Sea denial. This refers to making it dangerous or costly for an adversary’s ships to operate in a particular area, even if you cannot fully control that area yourself. AIP submarines are well suited to sea denial in chokepoints such as the Malacca Strait approaches or important stretches of the Arabian Sea.
Risks, benefits and what could come next
The upsides for India are straightforward: improved underwater deterrence, tougher and more resilient supply chains, and access to advanced German naval engineering. But the downsides are real. Budget overruns could crowd out other naval needs, including extra destroyers or maritime patrol aircraft. Schedule delays could also force India to rely on life-extended older submarines further into the 2030s than planners would prefer.

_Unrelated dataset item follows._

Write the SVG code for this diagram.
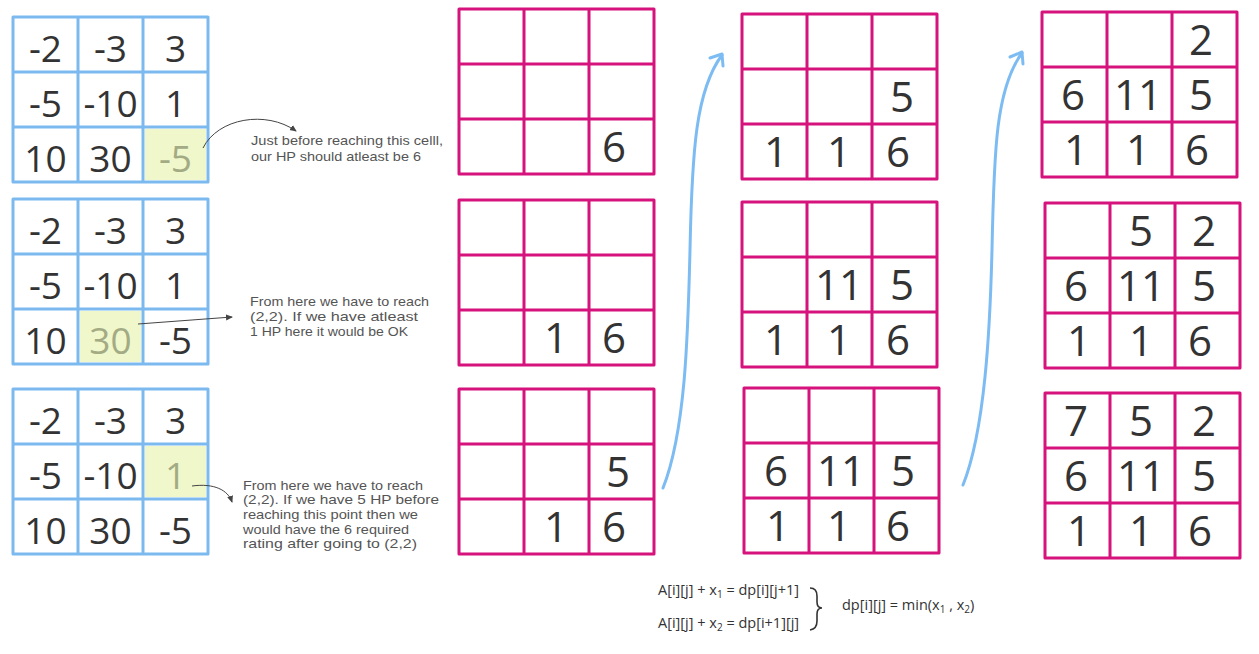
<svg xmlns="http://www.w3.org/2000/svg" width="1259" height="654" viewBox="0 0 1259 654">
<style>
.bg{fill:#ffffff}
.bl{fill:none;stroke:#7cb9ef;stroke-width:3;stroke-linejoin:round}
.pk{fill:none;stroke:#d6137c;stroke-width:3;stroke-linejoin:round}
.hl{fill:#f0f7cb}
.nb{font-family:"Open Sans","Noto Sans",sans-serif;font-size:37px;fill:#333333;text-anchor:middle}
.np{font-family:"Open Sans","Noto Sans",sans-serif;font-size:42px;fill:#333333;text-anchor:middle}
.nh{fill:#a3ab84}
.note{font-family:"Liberation Sans",Arial,sans-serif;font-size:13px;fill:#555555}
.fx{font-family:"Open Sans","Noto Sans",sans-serif;font-size:14.5px;fill:#333333}
.ann{fill:none;stroke:#444444;stroke-width:1}
.flow{fill:none;stroke:#7dbcf2;stroke-width:3;stroke-linecap:round;stroke-linejoin:round}
</style>
<defs>
<marker id="ah" markerWidth="8" markerHeight="8" refX="6" refY="4" orient="auto" markerUnits="userSpaceOnUse">
<path d="M0,1 L7,4 L0,7 Z" fill="#444444"/>
</marker>
<g id="bgrid"><rect x="0" y="0" width="195" height="165" class="bl"/><path class="bl" d="M65,0V165M130,0V165M0,55H195M0,110H195"/></g>
<g id="pgrid"><rect x="0" y="0" width="195" height="165" class="pk"/><path class="pk" d="M65,0V165M130,0V165M0,55H195M0,110H195"/></g>
</defs>
<rect class="bg" x="0" y="0" width="1259" height="654"/>

<g id="blue1" transform="translate(13,17)">
<rect class="hl" x="132" y="112" width="61" height="51"/>
<use href="#bgrid"/>
<text class="nb" x="32.5" y="45">-2</text><text class="nb" x="97.5" y="45">-3</text><text class="nb" x="162.5" y="45">3</text>
<text class="nb" x="32.5" y="100">-5</text><text class="nb" x="97.5" y="100">-10</text><text class="nb" x="162.5" y="100">1</text>
<text class="nb" x="32.5" y="155">10</text><text class="nb" x="97.5" y="155">30</text><text class="nb nh" x="162.5" y="155">-5</text>
</g>
<g id="blue2" transform="translate(13,199)">
<rect class="hl" x="67" y="112" width="61" height="51"/>
<use href="#bgrid"/>
<text class="nb" x="32.5" y="45">-2</text><text class="nb" x="97.5" y="45">-3</text><text class="nb" x="162.5" y="45">3</text>
<text class="nb" x="32.5" y="100">-5</text><text class="nb" x="97.5" y="100">-10</text><text class="nb" x="162.5" y="100">1</text>
<text class="nb" x="32.5" y="155">10</text><text class="nb nh" x="97.5" y="155">30</text><text class="nb" x="162.5" y="155">-5</text>
</g>
<g id="blue3" transform="translate(13,389)">
<rect class="hl" x="132" y="57" width="61" height="51"/>
<use href="#bgrid"/>
<text class="nb" x="32.5" y="45">-2</text><text class="nb" x="97.5" y="45">-3</text><text class="nb" x="162.5" y="45">3</text>
<text class="nb" x="32.5" y="100">-5</text><text class="nb" x="97.5" y="100">-10</text><text class="nb nh" x="162.5" y="100">1</text>
<text class="nb" x="32.5" y="155">10</text><text class="nb" x="97.5" y="155">30</text><text class="nb" x="162.5" y="155">-5</text>
</g>

<g id="note1">
<text class="note" x="251" y="145" textLength="192" lengthAdjust="spacingAndGlyphs">Just before reaching this celll,</text>
<text class="note" x="251" y="161" textLength="170" lengthAdjust="spacingAndGlyphs">our HP should atleast be 6</text>
</g>
<g id="note2">
<text class="note" x="250" y="306" textLength="179" lengthAdjust="spacingAndGlyphs">From here we have to reach</text>
<text class="note" x="250" y="321" textLength="168" lengthAdjust="spacingAndGlyphs">(2,2). If we have atleast</text>
<text class="note" x="250" y="336" textLength="158" lengthAdjust="spacingAndGlyphs">1 HP here it would be OK</text>
</g>
<g id="note3">
<text class="note" x="243" y="490" textLength="180" lengthAdjust="spacingAndGlyphs">From here we have to reach</text>
<text class="note" x="243" y="504" textLength="196" lengthAdjust="spacingAndGlyphs">(2,2). If we have 5 HP before</text>
<text class="note" x="243" y="519" textLength="175" lengthAdjust="spacingAndGlyphs">reaching this point then we</text>
<text class="note" x="243" y="534" textLength="166" lengthAdjust="spacingAndGlyphs">would have the 6 required</text>
<text class="note" x="243" y="548" textLength="174" lengthAdjust="spacingAndGlyphs">rating after going to (2,2)</text>
</g>

<g id="p11" transform="translate(459,9)"><use href="#pgrid"/>
<text class="np" x="155" y="153">6</text>
</g>
<g id="p21" transform="translate(459,200)"><use href="#pgrid"/>
<text class="np" x="97" y="153">1</text><text class="np" x="155" y="153">6</text>
</g>
<g id="p31" transform="translate(459,389)"><use href="#pgrid"/>
<text class="np" x="159" y="98">5</text>
<text class="np" x="97" y="153">1</text><text class="np" x="155" y="153">6</text>
</g>
<g id="p12" transform="translate(742,14)"><use href="#pgrid"/>
<text class="np" x="160" y="98">5</text>
<text class="np" x="34" y="153">1</text><text class="np" x="97" y="153">1</text><text class="np" x="156" y="153">6</text>
</g>
<g id="p22" transform="translate(742,202)"><use href="#pgrid"/>
<text class="np" x="97" y="98">11</text><text class="np" x="160" y="98">5</text>
<text class="np" x="34" y="153">1</text><text class="np" x="97" y="153">1</text><text class="np" x="156" y="153">6</text>
</g>
<g id="p32" transform="translate(744,388)"><use href="#pgrid"/>
<text class="np" x="32" y="98">6</text><text class="np" x="97" y="98">11</text><text class="np" x="159" y="98">5</text>
<text class="np" x="34" y="153">1</text><text class="np" x="95" y="153">1</text><text class="np" x="154" y="153">6</text>
</g>
<g id="p13" transform="translate(1042,12)"><use href="#pgrid"/>
<text class="np" x="159" y="43">2</text>
<text class="np" x="31" y="98">6</text><text class="np" x="96" y="98">11</text><text class="np" x="159" y="98">5</text>
<text class="np" x="34" y="153">1</text><text class="np" x="96" y="153">1</text><text class="np" x="155" y="153">6</text>
</g>
<g id="p23" transform="translate(1045,203)"><use href="#pgrid"/>
<text class="np" x="96" y="43">5</text><text class="np" x="159" y="43">2</text>
<text class="np" x="31" y="98">6</text><text class="np" x="96" y="98">11</text><text class="np" x="159" y="98">5</text>
<text class="np" x="34" y="153">1</text><text class="np" x="96" y="153">1</text><text class="np" x="155" y="153">6</text>
</g>
<g id="p33" transform="translate(1045,393)"><use href="#pgrid"/>
<text class="np" x="31" y="43">7</text><text class="np" x="96" y="43">5</text><text class="np" x="159" y="43">2</text>
<text class="np" x="31" y="98">6</text><text class="np" x="96" y="98">11</text><text class="np" x="159" y="98">5</text>
<text class="np" x="34" y="153">1</text><text class="np" x="96" y="153">1</text><text class="np" x="155" y="153">6</text>
</g>

<g id="connectors">
<path class="ann" d="M203,148 C218,118 266,110 296,131" marker-end="url(#ah)"/>
<path class="ann" d="M138,324 L232,317" marker-end="url(#ah)"/>
<path class="ann" d="M192,486 C214,483 228,490 232,502" marker-end="url(#ah)"/>
<path class="flow" d="M663,488 C686,430 688,330 690,250 C692,150 696,90 722,55"/>
<path class="flow" d="M710,58 L722,54 L723,66"/>
<path class="flow" d="M963,485 C985,430 990,330 992,250 C994,150 996,88 1022,53"/>
<path class="flow" d="M1010,57 L1022,52 L1023,64"/>
</g>

<g id="formula">
<text class="fx" x="658" y="595">A[i][j] + x<tspan font-size="10" dy="3">1</tspan><tspan dy="-3"> = dp[i][j+1]</tspan></text>
<text class="fx" x="658" y="628">A[i][j] + x<tspan font-size="10" dy="3">2</tspan><tspan dy="-3"> = dp[i+1][j]</tspan></text>
<path d="M810,588 Q817,588 817,596 L817,602 Q817,608 822,608 Q817,608 817,614 L817,621 Q817,629 810,630" fill="none" stroke="#333333" stroke-width="1.6"/>
<text class="fx" x="842" y="610">dp[i][j] = min(x<tspan font-size="10" dy="3">1</tspan><tspan dy="-3"> , x</tspan><tspan font-size="10" dy="3">2</tspan><tspan dy="-3">)</tspan></text>
</g>
</svg>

If the programme broadly holds to plan, New Delhi could ultimately pair these German-backed conventional submarines with domestically built nuclear boats and long-range maritime surveillance aircraft. Together, that combination would offer layered options in response to Chinese and Pakistani naval activity - from discreet tracking to the threat of torpedo or missile strikes by unseen platforms.
For Germany, a successful partnership in Mumbai could become a model for working with other Indo‑Pacific states seeking modern submarines without full nuclear capability. Given the deal’s scale and the sensitivity of the technology transfer, observers in European capitals - as well as in Beijing and Moscow - will watch closely.